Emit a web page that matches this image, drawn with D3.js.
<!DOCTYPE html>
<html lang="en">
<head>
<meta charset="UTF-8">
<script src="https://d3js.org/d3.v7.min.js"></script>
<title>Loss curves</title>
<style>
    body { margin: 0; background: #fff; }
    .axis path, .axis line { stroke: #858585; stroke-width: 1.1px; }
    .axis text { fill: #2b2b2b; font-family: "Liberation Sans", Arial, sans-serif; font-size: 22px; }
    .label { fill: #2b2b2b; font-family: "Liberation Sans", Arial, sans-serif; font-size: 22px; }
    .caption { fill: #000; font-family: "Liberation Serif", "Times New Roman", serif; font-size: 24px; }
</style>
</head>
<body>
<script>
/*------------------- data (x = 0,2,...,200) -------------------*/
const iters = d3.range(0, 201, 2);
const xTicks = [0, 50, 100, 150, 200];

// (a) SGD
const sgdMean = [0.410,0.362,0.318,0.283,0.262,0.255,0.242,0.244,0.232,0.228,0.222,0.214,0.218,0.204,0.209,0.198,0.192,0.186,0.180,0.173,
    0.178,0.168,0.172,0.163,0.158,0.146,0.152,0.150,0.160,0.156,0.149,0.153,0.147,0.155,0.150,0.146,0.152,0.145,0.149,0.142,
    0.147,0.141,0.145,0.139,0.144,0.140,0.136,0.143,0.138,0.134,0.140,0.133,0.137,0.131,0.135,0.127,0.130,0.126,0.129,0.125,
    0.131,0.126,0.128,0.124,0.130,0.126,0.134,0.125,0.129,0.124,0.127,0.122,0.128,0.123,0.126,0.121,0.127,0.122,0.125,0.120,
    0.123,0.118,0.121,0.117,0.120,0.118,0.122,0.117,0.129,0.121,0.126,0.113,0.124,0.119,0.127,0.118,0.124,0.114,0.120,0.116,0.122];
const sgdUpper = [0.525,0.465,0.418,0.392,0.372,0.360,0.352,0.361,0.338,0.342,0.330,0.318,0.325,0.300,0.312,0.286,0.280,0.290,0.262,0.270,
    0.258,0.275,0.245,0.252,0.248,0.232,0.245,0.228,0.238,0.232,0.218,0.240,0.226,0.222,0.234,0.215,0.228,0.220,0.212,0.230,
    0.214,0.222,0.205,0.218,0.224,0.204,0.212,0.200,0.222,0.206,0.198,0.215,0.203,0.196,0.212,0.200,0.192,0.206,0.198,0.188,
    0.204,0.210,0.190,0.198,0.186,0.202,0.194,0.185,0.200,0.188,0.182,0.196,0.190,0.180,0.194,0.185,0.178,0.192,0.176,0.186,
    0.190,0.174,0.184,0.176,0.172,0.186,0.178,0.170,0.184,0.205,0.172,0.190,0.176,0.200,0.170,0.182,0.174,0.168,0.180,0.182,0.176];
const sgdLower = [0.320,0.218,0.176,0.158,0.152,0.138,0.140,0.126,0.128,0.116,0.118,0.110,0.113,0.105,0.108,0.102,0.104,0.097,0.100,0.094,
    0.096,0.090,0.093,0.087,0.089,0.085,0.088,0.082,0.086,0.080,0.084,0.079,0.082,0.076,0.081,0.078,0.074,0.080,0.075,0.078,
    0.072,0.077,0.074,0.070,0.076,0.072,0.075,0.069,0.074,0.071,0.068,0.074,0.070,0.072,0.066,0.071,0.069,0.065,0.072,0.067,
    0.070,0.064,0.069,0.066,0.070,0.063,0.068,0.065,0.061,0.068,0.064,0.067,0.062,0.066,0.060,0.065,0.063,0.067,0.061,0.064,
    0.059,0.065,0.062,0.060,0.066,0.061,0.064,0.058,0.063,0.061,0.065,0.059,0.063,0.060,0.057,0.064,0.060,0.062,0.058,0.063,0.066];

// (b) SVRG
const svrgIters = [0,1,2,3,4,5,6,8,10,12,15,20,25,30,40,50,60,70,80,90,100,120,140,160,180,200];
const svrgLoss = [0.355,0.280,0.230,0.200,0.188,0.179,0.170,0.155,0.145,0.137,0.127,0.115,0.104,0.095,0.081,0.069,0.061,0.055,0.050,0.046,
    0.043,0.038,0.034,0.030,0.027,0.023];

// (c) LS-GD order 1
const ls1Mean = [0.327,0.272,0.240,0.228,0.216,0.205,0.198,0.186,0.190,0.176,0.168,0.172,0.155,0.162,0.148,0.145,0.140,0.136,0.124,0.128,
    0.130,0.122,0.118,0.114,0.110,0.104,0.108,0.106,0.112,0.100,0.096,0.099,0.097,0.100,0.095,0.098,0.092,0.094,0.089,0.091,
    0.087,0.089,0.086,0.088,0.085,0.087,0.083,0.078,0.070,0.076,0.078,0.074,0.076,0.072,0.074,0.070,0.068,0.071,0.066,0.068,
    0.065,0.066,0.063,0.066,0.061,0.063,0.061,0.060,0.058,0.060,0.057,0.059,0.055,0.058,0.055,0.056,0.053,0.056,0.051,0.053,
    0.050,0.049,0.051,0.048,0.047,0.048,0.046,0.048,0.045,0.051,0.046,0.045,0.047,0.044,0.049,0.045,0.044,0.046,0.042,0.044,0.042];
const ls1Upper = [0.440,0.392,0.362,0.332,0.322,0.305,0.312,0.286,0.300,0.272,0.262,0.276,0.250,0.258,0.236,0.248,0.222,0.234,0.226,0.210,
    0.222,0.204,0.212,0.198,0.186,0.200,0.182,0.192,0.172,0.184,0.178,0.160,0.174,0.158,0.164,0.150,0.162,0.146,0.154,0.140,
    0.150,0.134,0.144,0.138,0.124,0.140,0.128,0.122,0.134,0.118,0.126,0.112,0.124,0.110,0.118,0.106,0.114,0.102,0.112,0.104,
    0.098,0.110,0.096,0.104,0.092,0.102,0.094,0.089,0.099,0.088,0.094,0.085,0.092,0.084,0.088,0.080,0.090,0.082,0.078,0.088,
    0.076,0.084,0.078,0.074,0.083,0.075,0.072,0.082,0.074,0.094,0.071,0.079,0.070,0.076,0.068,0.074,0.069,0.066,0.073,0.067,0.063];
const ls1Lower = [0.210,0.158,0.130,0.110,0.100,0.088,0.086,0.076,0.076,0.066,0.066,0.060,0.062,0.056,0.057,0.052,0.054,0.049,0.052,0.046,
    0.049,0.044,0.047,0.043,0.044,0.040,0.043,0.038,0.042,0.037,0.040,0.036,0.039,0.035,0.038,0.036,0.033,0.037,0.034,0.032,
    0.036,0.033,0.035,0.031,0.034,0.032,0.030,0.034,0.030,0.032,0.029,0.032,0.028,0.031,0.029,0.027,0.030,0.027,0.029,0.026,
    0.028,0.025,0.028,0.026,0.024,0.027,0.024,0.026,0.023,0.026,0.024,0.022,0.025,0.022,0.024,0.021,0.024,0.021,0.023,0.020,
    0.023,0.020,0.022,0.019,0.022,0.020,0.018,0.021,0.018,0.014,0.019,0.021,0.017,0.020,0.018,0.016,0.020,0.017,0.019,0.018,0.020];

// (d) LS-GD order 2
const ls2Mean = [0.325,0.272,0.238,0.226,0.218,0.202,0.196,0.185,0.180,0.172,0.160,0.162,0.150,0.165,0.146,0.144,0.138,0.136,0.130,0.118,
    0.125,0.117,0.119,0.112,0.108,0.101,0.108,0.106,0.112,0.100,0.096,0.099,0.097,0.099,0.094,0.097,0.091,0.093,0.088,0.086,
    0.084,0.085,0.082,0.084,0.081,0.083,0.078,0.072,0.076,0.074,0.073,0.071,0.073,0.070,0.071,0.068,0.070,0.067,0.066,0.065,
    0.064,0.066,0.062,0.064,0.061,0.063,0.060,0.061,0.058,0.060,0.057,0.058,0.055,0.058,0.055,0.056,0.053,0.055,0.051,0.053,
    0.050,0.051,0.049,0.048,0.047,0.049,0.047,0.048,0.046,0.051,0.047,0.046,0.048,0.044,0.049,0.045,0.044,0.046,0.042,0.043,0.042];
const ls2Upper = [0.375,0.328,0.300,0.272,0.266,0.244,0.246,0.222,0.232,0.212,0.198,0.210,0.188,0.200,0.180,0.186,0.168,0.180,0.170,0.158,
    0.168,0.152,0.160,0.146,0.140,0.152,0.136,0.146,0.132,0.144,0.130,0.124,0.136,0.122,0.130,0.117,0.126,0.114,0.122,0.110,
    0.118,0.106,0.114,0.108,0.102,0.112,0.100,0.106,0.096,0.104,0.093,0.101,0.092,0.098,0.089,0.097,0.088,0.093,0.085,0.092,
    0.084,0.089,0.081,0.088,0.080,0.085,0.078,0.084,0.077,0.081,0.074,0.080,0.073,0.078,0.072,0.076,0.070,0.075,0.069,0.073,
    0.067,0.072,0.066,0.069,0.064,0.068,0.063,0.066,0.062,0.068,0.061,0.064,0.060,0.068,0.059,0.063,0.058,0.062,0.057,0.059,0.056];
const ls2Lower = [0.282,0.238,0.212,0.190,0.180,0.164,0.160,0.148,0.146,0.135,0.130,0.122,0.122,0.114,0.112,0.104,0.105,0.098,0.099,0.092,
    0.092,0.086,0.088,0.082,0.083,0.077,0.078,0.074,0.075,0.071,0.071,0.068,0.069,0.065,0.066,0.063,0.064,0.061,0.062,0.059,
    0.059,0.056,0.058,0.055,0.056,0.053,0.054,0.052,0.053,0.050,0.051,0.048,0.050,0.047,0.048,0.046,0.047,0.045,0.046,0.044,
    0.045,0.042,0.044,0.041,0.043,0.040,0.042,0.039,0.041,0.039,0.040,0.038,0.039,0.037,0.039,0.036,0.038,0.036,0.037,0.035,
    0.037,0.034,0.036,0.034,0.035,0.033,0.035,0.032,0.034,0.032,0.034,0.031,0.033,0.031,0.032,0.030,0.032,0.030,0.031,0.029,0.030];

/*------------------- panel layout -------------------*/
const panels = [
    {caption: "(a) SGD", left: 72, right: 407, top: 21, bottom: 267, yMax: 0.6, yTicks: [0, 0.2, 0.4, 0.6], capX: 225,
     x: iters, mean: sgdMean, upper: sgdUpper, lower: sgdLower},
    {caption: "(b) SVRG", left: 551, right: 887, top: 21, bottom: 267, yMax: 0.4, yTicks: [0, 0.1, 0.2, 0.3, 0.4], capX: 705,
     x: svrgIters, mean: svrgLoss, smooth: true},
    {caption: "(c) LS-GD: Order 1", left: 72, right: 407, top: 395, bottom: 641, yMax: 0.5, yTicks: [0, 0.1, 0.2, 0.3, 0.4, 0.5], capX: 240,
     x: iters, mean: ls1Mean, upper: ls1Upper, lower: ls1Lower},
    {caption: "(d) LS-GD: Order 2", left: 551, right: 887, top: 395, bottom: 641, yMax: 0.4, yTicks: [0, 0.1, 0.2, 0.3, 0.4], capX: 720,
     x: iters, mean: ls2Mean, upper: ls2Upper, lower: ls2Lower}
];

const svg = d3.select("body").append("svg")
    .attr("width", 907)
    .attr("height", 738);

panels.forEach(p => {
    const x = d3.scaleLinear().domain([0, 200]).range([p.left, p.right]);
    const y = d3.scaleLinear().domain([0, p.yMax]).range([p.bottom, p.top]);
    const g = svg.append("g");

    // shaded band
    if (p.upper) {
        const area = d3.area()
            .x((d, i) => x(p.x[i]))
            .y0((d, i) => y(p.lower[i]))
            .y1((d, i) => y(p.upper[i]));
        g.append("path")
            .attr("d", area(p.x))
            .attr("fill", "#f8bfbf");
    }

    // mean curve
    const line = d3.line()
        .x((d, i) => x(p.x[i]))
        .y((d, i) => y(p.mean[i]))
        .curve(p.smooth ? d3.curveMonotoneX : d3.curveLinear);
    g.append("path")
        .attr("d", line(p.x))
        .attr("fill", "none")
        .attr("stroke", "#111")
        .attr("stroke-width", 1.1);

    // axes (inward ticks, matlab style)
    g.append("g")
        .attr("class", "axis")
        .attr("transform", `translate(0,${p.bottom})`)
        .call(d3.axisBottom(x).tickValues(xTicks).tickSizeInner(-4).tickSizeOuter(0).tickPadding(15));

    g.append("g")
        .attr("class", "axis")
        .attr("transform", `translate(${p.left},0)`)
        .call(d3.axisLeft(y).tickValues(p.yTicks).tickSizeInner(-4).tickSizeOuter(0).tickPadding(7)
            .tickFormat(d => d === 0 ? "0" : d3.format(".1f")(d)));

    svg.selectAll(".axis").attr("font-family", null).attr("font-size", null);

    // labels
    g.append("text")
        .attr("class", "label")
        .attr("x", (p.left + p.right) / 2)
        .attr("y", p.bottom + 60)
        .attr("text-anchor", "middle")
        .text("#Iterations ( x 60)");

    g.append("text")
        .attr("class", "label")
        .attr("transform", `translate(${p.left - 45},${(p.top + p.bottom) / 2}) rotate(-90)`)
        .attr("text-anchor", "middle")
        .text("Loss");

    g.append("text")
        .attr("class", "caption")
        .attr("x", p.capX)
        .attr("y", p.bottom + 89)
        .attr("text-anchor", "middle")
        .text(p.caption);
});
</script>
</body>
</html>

----

Starting at the first line of the listing, retype every line up to and including the one with "const xTicks = [0, 50, 100, 150, 200];".

■ **Final result**
Emit a web page that matches this image, drawn with D3.js.
<!DOCTYPE html>
<html lang="en">
<head>
<meta charset="UTF-8">
<script src="https://d3js.org/d3.v7.min.js"></script>
<title>Loss curves</title>
<style>
    body { margin: 0; background: #fff; }
    .axis path, .axis line { stroke: #858585; stroke-width: 1.1px; }
    .axis text { fill: #2b2b2b; font-family: "Liberation Sans", Arial, sans-serif; font-size: 22px; }
    .label { fill: #2b2b2b; font-family: "Liberation Sans", Arial, sans-serif; font-size: 22px; }
    .caption { fill: #000; font-family: "Liberation Serif", "Times New Roman", serif; font-size: 24px; }
</style>
</head>
<body>
<script>
/*------------------- data (x = 0,2,...,200) -------------------*/
const iters = d3.range(0, 201, 2);
const xTicks = [0, 50, 100, 150, 200];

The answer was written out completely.